Se nos fue María Elena
Como ya ha ocurrido en otras ocasiones hay veces en que al autor de esta columna le resulta imposible obviar el tratamiento de ciertos temas aunque en principio parezcan ajenos al acontecer político-económico-social que suele nutrir a estos comentarios. La muerte de María Elena Walsh es una de ellas.
No se busca, desde luego, caer en el obituario sobradamente manifiesto por todos los medios de comunicación que reflejaron tan triste noticia. Más bien se trata de reflexionar sobre la culminación de la vida de una mujer muy singular, capaz de haber desarrollado una forma de expresión que amalgamaba la realidad, la fantasía, la sencillez y la poesía y que -presumiblemente- era para los niños. Una mujer que venía de incursionar en un amplio arco del arte -canto, música, literatura- y que siempre lo había hecho con el encanto que da la autenticidad y la fineza. Una mujer capaz de evolucionar desde aquellas tenues pero valederas poesías de Otoño imperdonable (que tanto llamaron la atención nada menos que de Juan Ramón Jiménez) hasta sus entrañables recuerdos de Novios de antaño.
Alguien que había sido capaz de rescatar la hermosura del canto popular de España y de Argentina en sus manifestaciones más puras a través de grabaciones hoy inmerecidamente olvidadas, cuando formaba dúo con Leda Valladares y transitaba la música de nuestro noroeste, y la ibérica del Tiempo de Maricastaña. Y quizás en este párrafo esté la esencia de Walsh: su vocación por lo auténticamente popular, por más que no fuera redituable, y su amor por las verdades de a puño, como aquellas que, en plena dictadura militar, cuando pocos intelectuales se atrevían a comentar públicamente, la llevaron a cuestionar "el país jardín de infantes" que alentaba la estupidez castrense mientras ensangrentaba el país.

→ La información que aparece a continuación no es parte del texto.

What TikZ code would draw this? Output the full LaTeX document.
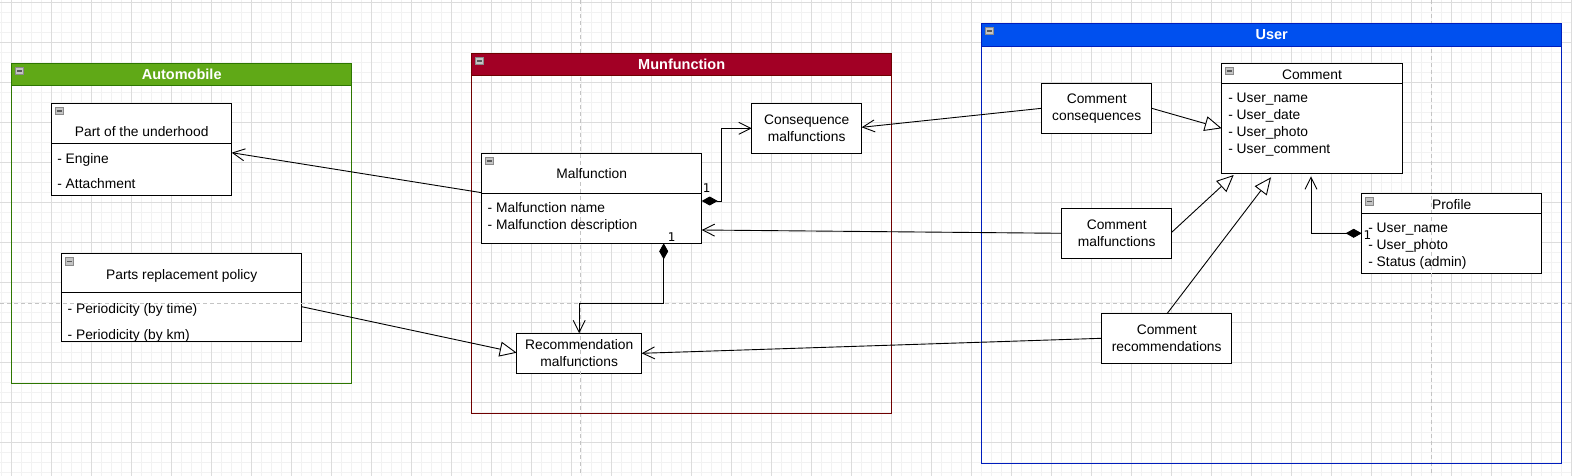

O a disentir con la prolongada presencia de la carpa blanca instalada por los docentes frente al Congreso.
Algunas veces utilizaba esa prosa clara e irrefutable, pero más a menudo la exposición y la crítica de nuestra realidad surgían a través de canciones que los niños cantaban con entusiasmo, y en las que los mayores no podíamos dejar de percibir un claro y segundo mensaje: El país del no me acuerdo, El reino del revés, Como la cigarra...
¿Quién no cantó o escuchó cantar a sus niños la simple belleza de El Jacarandá? ¿Cómo no admirarse de la originalidad dedicada a una mínima calle parisina, donde hay un Gato que pesca? ¿Y el rejuvenecimiento de la vieja copla de la naranja que paseaba, ya en manos del valiente Mono Liso? La alegría y sentido de esas canciones y esos personajes han quedado en el recuerdo de al menos dos generaciones de argentinos que comprendieron aquel decir que estaba más allá de las palabras.
Pero también cantaba para los maduros, y así compuso uno de los más bellos tangos, dedicado al año 1945, pletórico de simbolismos nuestros y ajenos, recordatorio del amor y el horror de ese tiempo. En los recitales que le dieron fama y llegaron a convertirla -según un crítico especializado- en la "Reina de Buenos Aires", solía deshojar otro de los mitos argentinos con un tema que hizo época dedicado a "los ejecutivos".
Por suerte, tuvo en vida los debidos reconocimientos, que fueron muchos y variados. Quizás a su espíritu el que más le haya agradado fue el maravilloso disco con canciones de su autoría que a principios de los ochenta grabara el estupendo Cuarteto Zupay, bajo el título "María Elena nuestra". También estas páginas supieron de ella durante una actuación en Santa Rosa, y no es vanidad recordar su alegría por el calificativo que se empleó en aquel momento para definir su condición: juglaresa.
En su Serenata para la tierra de uno, María Elena Walsh daba cuenta de todas las virtudes que, al margen de los cuestionamientos, hacían de su -nuestra- tierra un lugar entrañable. Ahora, perdida ya en la muerte, vivirá en nuestro recuerdo.